- Material provided

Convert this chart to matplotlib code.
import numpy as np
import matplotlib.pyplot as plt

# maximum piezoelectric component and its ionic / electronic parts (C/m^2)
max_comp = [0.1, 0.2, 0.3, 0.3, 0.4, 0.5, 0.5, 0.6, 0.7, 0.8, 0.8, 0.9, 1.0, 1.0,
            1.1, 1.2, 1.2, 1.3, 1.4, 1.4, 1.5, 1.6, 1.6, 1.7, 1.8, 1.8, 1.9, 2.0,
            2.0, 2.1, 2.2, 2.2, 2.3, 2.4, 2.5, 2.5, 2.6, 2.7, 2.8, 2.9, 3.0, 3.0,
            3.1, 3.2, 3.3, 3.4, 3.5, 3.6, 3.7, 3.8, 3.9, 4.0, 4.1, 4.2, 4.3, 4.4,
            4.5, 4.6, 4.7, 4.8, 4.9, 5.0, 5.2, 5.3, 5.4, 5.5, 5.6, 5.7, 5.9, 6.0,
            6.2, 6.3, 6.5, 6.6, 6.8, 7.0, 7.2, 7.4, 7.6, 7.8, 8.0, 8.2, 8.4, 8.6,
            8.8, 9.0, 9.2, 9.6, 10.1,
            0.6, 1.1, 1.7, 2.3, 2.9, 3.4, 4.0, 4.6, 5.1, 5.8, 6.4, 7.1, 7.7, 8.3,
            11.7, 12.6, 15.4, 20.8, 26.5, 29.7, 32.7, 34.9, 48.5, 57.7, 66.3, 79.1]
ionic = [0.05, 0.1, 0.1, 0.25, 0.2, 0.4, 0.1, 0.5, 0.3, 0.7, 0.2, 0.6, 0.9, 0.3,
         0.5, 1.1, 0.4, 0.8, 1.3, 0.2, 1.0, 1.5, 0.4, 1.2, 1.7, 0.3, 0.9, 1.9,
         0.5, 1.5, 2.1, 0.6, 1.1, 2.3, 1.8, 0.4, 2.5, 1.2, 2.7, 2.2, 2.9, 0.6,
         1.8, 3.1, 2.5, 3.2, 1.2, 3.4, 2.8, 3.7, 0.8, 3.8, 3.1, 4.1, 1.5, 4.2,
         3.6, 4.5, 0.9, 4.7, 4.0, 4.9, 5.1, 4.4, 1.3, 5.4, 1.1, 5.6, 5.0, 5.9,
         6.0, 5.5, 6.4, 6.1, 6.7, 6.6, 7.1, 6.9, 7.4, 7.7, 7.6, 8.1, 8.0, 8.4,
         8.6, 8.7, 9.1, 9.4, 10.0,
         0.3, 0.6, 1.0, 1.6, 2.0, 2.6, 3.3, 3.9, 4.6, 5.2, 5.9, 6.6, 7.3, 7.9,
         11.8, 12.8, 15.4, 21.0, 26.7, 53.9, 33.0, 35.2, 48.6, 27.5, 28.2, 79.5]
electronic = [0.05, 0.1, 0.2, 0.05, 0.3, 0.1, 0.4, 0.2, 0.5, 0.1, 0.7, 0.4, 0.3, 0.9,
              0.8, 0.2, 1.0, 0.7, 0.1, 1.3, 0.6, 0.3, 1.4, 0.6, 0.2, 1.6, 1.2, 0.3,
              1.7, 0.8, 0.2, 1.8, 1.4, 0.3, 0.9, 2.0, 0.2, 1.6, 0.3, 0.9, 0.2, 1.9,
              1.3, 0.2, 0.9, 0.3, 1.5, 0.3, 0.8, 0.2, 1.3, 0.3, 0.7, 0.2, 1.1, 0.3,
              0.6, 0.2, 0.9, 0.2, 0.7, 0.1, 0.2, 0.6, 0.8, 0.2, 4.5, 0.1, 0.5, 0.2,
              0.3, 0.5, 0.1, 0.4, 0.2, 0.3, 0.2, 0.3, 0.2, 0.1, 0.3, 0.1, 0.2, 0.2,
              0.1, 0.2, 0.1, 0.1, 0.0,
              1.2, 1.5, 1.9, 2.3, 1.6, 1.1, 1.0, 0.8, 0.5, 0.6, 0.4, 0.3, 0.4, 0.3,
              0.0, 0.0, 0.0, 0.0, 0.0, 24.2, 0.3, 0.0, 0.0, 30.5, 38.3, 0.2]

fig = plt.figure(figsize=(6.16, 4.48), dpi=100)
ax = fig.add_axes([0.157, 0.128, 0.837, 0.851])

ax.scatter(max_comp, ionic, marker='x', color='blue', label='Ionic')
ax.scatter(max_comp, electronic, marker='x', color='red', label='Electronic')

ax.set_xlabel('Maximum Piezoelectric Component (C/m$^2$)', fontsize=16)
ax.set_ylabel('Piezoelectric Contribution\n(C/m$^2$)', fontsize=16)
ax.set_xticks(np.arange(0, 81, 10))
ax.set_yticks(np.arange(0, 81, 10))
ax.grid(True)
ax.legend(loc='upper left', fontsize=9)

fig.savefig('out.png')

==

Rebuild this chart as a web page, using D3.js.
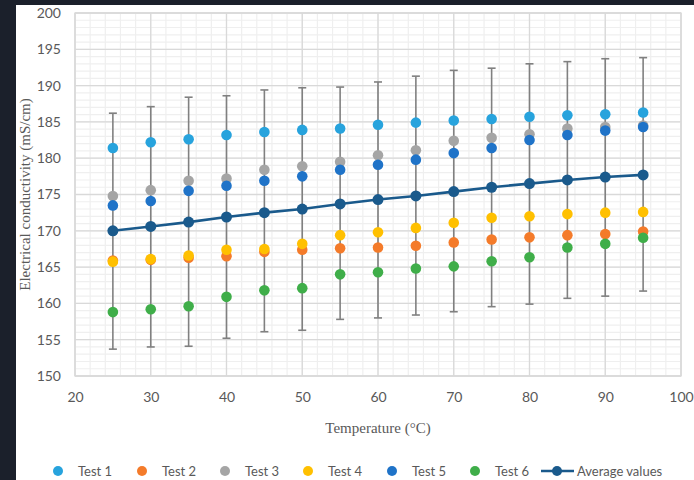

- What to do
Provide only the number of lines in the records containing the string "matplotlib".

- Answer for this exercise
2